> Objective
Will you return, word for word, only the lines from the top of the data below down to and including the one with "plt.rcParams['font.family'] = ['Lato', 'DejaVu"?

> Source material
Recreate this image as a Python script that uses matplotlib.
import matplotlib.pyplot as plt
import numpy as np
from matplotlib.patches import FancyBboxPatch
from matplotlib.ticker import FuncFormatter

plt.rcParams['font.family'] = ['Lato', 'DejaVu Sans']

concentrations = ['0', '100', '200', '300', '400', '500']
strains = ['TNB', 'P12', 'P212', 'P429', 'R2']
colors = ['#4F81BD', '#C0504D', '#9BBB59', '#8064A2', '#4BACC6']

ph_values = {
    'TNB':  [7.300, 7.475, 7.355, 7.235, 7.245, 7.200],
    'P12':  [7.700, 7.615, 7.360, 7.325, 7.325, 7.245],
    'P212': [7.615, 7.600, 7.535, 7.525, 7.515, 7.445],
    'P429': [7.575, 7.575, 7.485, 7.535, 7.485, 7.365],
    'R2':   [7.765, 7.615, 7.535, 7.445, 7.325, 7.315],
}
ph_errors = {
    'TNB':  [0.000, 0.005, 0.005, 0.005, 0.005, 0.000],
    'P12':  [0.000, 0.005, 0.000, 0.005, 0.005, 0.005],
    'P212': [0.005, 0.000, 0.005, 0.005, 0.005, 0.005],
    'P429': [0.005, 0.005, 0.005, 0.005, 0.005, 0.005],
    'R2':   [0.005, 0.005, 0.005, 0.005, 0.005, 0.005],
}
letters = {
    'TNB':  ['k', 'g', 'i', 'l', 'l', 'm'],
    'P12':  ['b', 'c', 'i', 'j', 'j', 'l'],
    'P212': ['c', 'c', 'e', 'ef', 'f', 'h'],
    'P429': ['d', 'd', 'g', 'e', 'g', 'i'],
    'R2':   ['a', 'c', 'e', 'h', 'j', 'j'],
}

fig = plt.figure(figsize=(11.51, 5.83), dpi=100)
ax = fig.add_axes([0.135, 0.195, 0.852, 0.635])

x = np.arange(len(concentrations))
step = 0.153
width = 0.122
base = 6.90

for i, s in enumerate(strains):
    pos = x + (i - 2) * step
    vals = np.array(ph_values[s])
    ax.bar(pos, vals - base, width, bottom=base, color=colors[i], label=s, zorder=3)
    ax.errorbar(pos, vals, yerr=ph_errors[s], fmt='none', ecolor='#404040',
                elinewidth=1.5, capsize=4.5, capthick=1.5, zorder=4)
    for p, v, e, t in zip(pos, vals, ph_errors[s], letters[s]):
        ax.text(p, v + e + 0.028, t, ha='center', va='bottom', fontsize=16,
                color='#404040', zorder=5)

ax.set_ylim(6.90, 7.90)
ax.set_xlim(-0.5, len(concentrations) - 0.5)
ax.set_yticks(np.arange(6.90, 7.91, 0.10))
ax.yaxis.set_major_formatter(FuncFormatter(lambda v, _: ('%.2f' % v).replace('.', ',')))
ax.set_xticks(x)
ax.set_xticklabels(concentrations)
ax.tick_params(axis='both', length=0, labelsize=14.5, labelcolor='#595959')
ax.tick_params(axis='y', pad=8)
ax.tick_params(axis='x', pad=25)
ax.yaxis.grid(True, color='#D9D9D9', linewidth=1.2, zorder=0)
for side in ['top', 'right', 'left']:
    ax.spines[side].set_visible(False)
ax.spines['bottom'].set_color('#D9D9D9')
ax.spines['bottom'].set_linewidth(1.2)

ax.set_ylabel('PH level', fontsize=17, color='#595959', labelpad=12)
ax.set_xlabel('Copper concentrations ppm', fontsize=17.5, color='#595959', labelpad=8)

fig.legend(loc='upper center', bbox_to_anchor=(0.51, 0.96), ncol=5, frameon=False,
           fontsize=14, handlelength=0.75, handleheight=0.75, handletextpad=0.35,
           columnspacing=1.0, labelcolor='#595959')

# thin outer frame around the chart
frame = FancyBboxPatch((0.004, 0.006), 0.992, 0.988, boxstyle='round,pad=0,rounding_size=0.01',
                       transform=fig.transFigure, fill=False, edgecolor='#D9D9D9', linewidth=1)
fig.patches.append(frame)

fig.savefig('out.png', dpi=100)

> Solution to the problem
Recreate this image as a Python script that uses matplotlib.
import matplotlib.pyplot as plt
import numpy as np
from matplotlib.patches import FancyBboxPatch
from matplotlib.ticker import FuncFormatter

plt.rcParams['font.family'] = ['Lato', 'DejaVu Sans']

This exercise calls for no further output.